Ciò detto, bisogna ammettere che nemmeno la messa in scena risplende più di tanto. Infatti, pur potendo considerare Gli Stati Uniti contro Billie Holiday una tappa prevedibile, forse inevitabile per un regista come Lee Daniels, spiace non riscontrare gli stessi guizzi, la perspicacia e la capacità di penetrazione, anche attraverso uno storytelling avvolgente, di una pellicola come Precious: una truce e spietata storia di abusi, violenze e miseria ambientata nella Harlem degli anni ‘80, fotografata come un film pettinatissimo di quel periodo, accompagnata da brani di quell’epoca - talora in dissonanza semantica con quanto rappresentato - e raccontata da un’istanza narrante costantemente ribadita ed evidenziata, a metà tra lo sperimentale (specie nel montaggio) e il documentario. Uno dei primi esempi di film obamiano che, cogliendo il testimone dello Spike Lee di Fa' la cosa giusta, riusciva a raccontare, non senza qualche difetto, un contesto spesso tenuto ai margini dell’inquadratura.
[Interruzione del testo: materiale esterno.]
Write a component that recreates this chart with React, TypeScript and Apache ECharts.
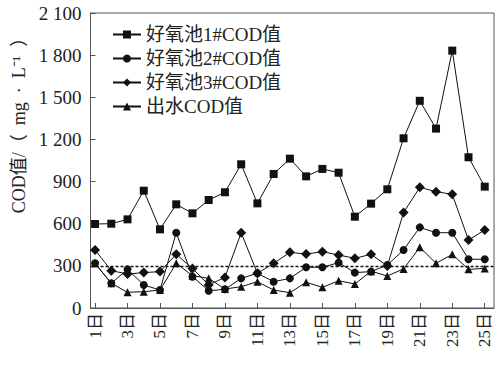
import React, { useEffect, useRef } from "react";
import * as echarts from "echarts";

const days = [1, 2, 3, 4, 5, 6, 7, 8, 9, 10, 11, 12, 13, 14, 15, 16, 17, 18, 19, 20, 21, 22, 23, 24, 25];
const tickDays = [1, 3, 5, 7, 9, 11, 13, 15, 17, 19, 21, 23, 25];
const yTicks = [0, 300, 600, 900, 1200, 1500, 1800, 2100];

const seriesNames = ["好氧池1#COD值", "好氧池2#COD值", "好氧池3#COD值", "出水COD值"];

const pool1 = [598, 600, 631, 835, 560, 738, 674, 769, 824, 1023, 745, 954, 1063, 937, 990, 963, 650, 743, 845, 1208, 1475, 1277, 1832, 1073, 864];
const pool2 = [318, 176, 275, 164, 128, 536, 223, 123, 133, 211, 247, 187, 211, 290, 290, 323, 252, 259, 306, 413, 574, 536, 536, 347, 347];
const pool3 = [413, 266, 242, 252, 259, 382, 282, 164, 218, 536, 247, 318, 396, 384, 401, 377, 354, 382, 299, 679, 859, 828, 809, 484, 555];
const effluent = [318, 176, 112, 116, 128, 318, 230, 211, 135, 152, 187, 128, 109, 183, 147, 194, 171, 262, 228, 278, 432, 318, 382, 275, 282];
const standardLine = 300;

const symbols = ["rect", "circle", "diamond", "triangle"];
const symbolSizes = [8, 8, 10, 8];
const seriesData = [pool1, pool2, pool3, effluent];

const FONT = "'Liberation Serif', 'Noto Sans CJK SC', serif";

export default function App() {
  const ref = useRef<HTMLDivElement>(null);
  useEffect(() => {
    if (!ref.current) return;
    const chart = echarts.init(ref.current, null, { renderer: "svg" });
    const series: any[] = seriesData.map((vals, i) => ({
      name: seriesNames[i],
      type: "line",
      data: days.map((d, j) => [d, vals[j]]),
      symbol: symbols[i],
      symbolSize: symbolSizes[i],
      showAllSymbol: true,
      lineStyle: { color: "#111", width: 1 },
      itemStyle: { color: "#111" },
      z: 3 + i,
    }));
    series[0].markLine = {
      silent: true,
      symbol: "none",
      label: { show: false },
      lineStyle: { color: "#111", type: [3, 2], width: 1.3 },
      data: [{ yAxis: standardLine }],
    };
    chart.setOption({
      animation: false,
      backgroundColor: "#fff",
      textStyle: { fontFamily: FONT },
      grid: {
        left: 90.5,
        right: 6,
        top: 13,
        bottom: 62,
        outerBoundsMode: "none",
        containLabel: false,
        show: true,
        borderColor: "#555",
        borderWidth: 1,
      },
      legend: {
        orient: "vertical",
        left: 112,
        top: 25,
        padding: 0,
        itemWidth: 28,
        itemHeight: 10,
        itemGap: 5,
        textStyle: { fontSize: 19, color: "#222", fontFamily: FONT },
        data: seriesNames,
      },
      graphic: [
        {
          type: "text",
          x: 19,
          y: 121,
          rotation: Math.PI / 2,
          style: {
            text: "COD值/（\u2002mg\u2002·\u2002L⁻¹\u2002）",
            font: "18px 'Liberation Serif', 'Noto Sans CJK SC', serif",
            fill: "#222",
            align: "center",
            verticalAlign: "middle",
          },
        },
      ],
      xAxis: {
        type: "value",
        min: 0.72,
        max: 25.57,
        splitLine: { show: false },
        axisLine: { lineStyle: { color: "#555" } },
        axisTick: { inside: true, length: 5, customValues: tickDays, lineStyle: { color: "#555" } },
        axisLabel: {
          customValues: tickDays,
          rotate: 90,
          fontSize: 17,
          color: "#222",
          margin: 5,
          fontFamily: FONT,
          formatter: (v: number) => `${v}日`,
        },
      },
      yAxis: {
        type: "value",
        min: 0,
        max: 2100,
        interval: 300,
        splitLine: { show: false },
        axisLine: { show: true, lineStyle: { color: "#555" } },
        axisTick: { inside: true, length: 5, lineStyle: { color: "#555" } },
        axisLabel: {
          fontSize: 19,
          color: "#222",
          margin: 9,
          fontFamily: FONT,
          formatter: (v: number) => {
            if (!yTicks.includes(v)) return "";
            return v >= 1000 ? `${Math.floor(v / 1000)} ${String(v % 1000).padStart(3, "0")}` : `${v}`;
          },
        },
      },
      series,
    });
    return () => chart.dispose();
  }, []);
  return <div ref={ref} style={{ position: "absolute", left: 0, top: 0, width: 500, height: 370 }} />;
}
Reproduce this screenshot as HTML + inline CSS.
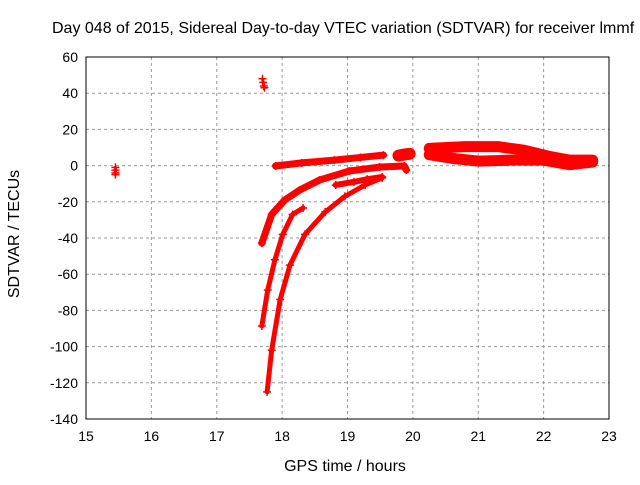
<!DOCTYPE html>
<html><head><meta charset="utf-8"><style>
body{margin:0;background:#fff;width:640px;height:480px;overflow:hidden;font-family:"Liberation Sans",sans-serif}
svg text{font-family:"Liberation Sans",sans-serif;font-size:14px;fill:#000}
svg text.big{font-size:16px}
</style></head><body>
<svg id="c" width="640" height="480">
<text class="big" x="52" y="33">Day 048 of 2015, Sidereal Day-to-day VTEC variation (SDTVAR) for receiver lmmf</text>
<text class="big" x="345" y="471" text-anchor="middle">GPS time / hours</text>
<text class="big" transform="translate(19,234) rotate(-90)" text-anchor="middle">SDTVAR / TECUs</text>
<g id="grid"></g><g id="marks"></g>
<rect x="86" y="57" width="523" height="362" fill="none" stroke="#000"/>
</svg>
<script>
const xTicks=[15,16,17,18,19,20,21,22,23];
const yTicks=[60,40,20,0,-20,-40,-60,-80,-100,-120,-140];
const isoA_x=[15.45,15.45,15.45,15.45];const isoA_y=[-1,-2.5,-4,-5];
const isoB_x=[17.7,17.71,17.72,17.73];const isoB_y=[48,46,44,43];
const trackA_x=[17.69,17.84,18.04,18.27,18.57,19.03,19.49,19.87,19.9];
const trackA_y=[-42.8,-27,-19,-13.5,-8,-3,-0.8,-0.2,-2.4];
const trackB_x=[17.9,18.3,18.8,19.2,19.55];const trackB_y=[-0.2,1.5,3,4.5,5.8];
const trackC_x=[17.69,17.78,17.89,18.01,18.16,18.32];const trackC_y=[-88.6,-68.7,-52,-38,-27,-23.4];
const trackD_x=[17.77,17.84,17.97,18.12,18.35,18.66,18.96,19.27,19.53];
const trackD_y=[-125,-102,-74,-55,-38,-25.6,-17,-10.7,-6.8];
const trackE_x=[18.82,19.1,19.3,19.53];const trackE_y=[-10.7,-9,-7.5,-6.3];
const clusterF_x=[19.78,19.85,19.95];const clusterF_y=[5.5,6,6.5];
const band1_x=[20.25,20.8,21.3,21.7,22.1,22.4,22.75];const band1_y=[9.5,10.5,10.5,8.5,5,3,3];
const band2_x=[20.25,20.6,21,21.5,22,22.4,22.75];const band2_y=[6,4,2.5,3,3,0.5,2];
const X=h=>86+(h-15)*65.375, Y=v=>57+(60-v)*1.81;
const NS="http://www.w3.org/2000/svg";
const g=document.getElementById('grid'),m=document.getElementById('marks');
function mk(t,a,p){const e=document.createElementNS(NS,t);for(const k in a)e.setAttribute(k,a[k]);p.appendChild(e);return e;}
xTicks.forEach(t=>{const x=X(t);
 if(t>15&&t<23){const l=mk('line',{x1:x,x2:x,y1:57,y2:419,stroke:'#999','stroke-dasharray':'3,3'},g);
 
 }
 const tx=mk('text',{x:x,y:441,'text-anchor':'middle'},g);tx.textContent=t;
 
 });
yTicks.forEach(t=>{const y=Y(t);
 if(t<60&&t>-140){const l=mk('line',{x1:86,x2:609,y1:y,y2:y,stroke:'#999','stroke-dasharray':'3,3'},g);
 
 }
 const tx=mk('text',{x:78,y:y+5,'text-anchor':'end'},g);tx.textContent=t;
 
 });
function series(xs,ys,w,name){
 const pts=xs.map((x,i)=>X(x)+','+Y(ys[i])).join(' ');
 const pl=mk('polyline',{points:pts,fill:'none',stroke:'#f00','stroke-width':w,'stroke-linejoin':'round','stroke-linecap':'round'},m);
 
 
 xs.forEach((x,i)=>{const px=X(x),py=Y(ys[i]);
  const p=mk('path',{d:`M${px-4},${py}h8M${px},${py-4}v8`,stroke:'#f00','stroke-width':1.5},m);
  
  });
}
series(isoA_x,isoA_y,3,'series-15h');
series(isoB_x,isoB_y,3,'series-17h');
series(trackA_x,trackA_y,7,'track-a');
series(trackB_x,trackB_y,7,'track-b');
series(trackC_x,trackC_y,5,'track-c');
series(trackD_x,trackD_y,5,'track-d');
series(trackE_x,trackE_y,6,'track-e');
series(clusterF_x,clusterF_y,12,'cluster-20h');
series(band1_x,band1_y,11,'band-upper');
series(band2_x,band2_y,11,'band-lower');
</script>
</body></html>
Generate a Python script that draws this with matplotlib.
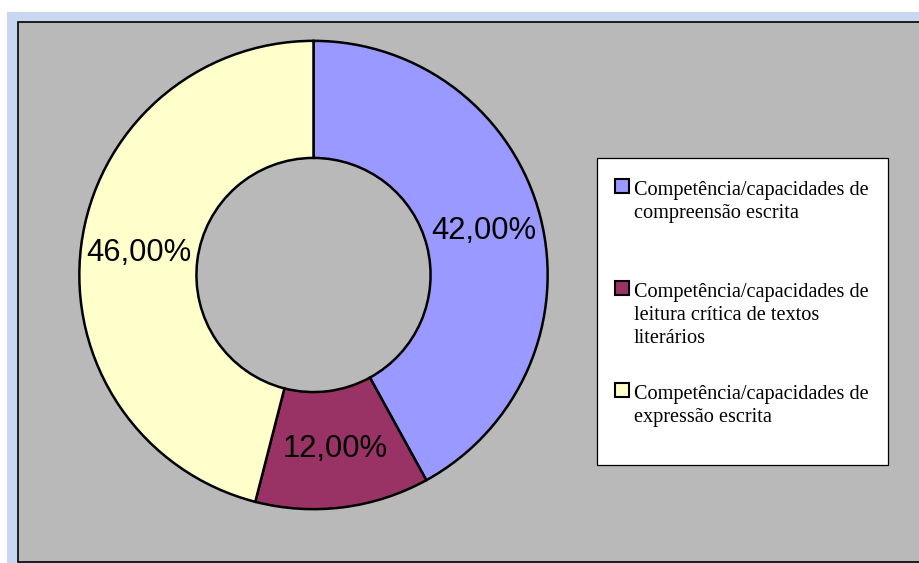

Ebbene, malgrado qualche traccia di quell'opera sia ancora vagamente rintracciabile, specialmente nei due segmenti pseudo-onirici (di impostazione quasi teatrale) e nel modo in cui Daniels riesce a far risplendere a tal punto l’esordiente Andra Day/Billie Holiday, da permetterle la candidatura all’Oscar e la vittoria di un Golden Globe (un po’ come fece con Gabourey Sidibe 13 anni fa); Gli Stati Uniti contro Billie Holiday si offre quale versione rimpicciolita, in termini strettamente produttivi, della formula di The Butler (sempre dello stesso Daniels), racconto in cui la tesi, la causa e la Storia finivano, alla lunga, per schiacciare il protagonista, i suoi turbamenti, la sua intimità e la sua storia.
Peccato che, a differenza della pellicola del 2013, la quale aveva dalla sua pure un cast ben assortito, questa ricostruzione degli ultimi dodici anni di Billie Holiday non abbia poi granché da dire e significare in termini meramente estetico-formali, anzi lasciandosi andare ad un uso ridondante, quasi morboso, che sfocia in abuso, di dissolvenze incrociate e dissolvenze a nero, nonché a segmenti del tutto didascalici, durante i quali le canzoni dell'artista (di cui qui si vuole riscoprire intimità, sincerità ed indole biografica) fungono da banale spiegazione di ciò che viene mostrato su schermo.
Niente più che capricci autoreferenziali estremamente fini a sé stessi, che aiutano però a comprendere esattamente la cifra leziosa e manierista che compone e contraddistingue la visione di Lee Daniels, così come l’inefficacia e la sconsideratezza di un film ingessato e didattico che spingerà, sì, i suoi spettatori a recuperare la musica e la produzione di questa meravigliosa artista, ma che, di certo, non fa nulla di più dello stretto indispensabile per rendere appassionante come vorrebbe un’argomentazione tematica che ha una capacità di penetrazione inferiore, se non equivalente, a quella di una didascalia che illumina lo schermo giusto per una decina di secondi.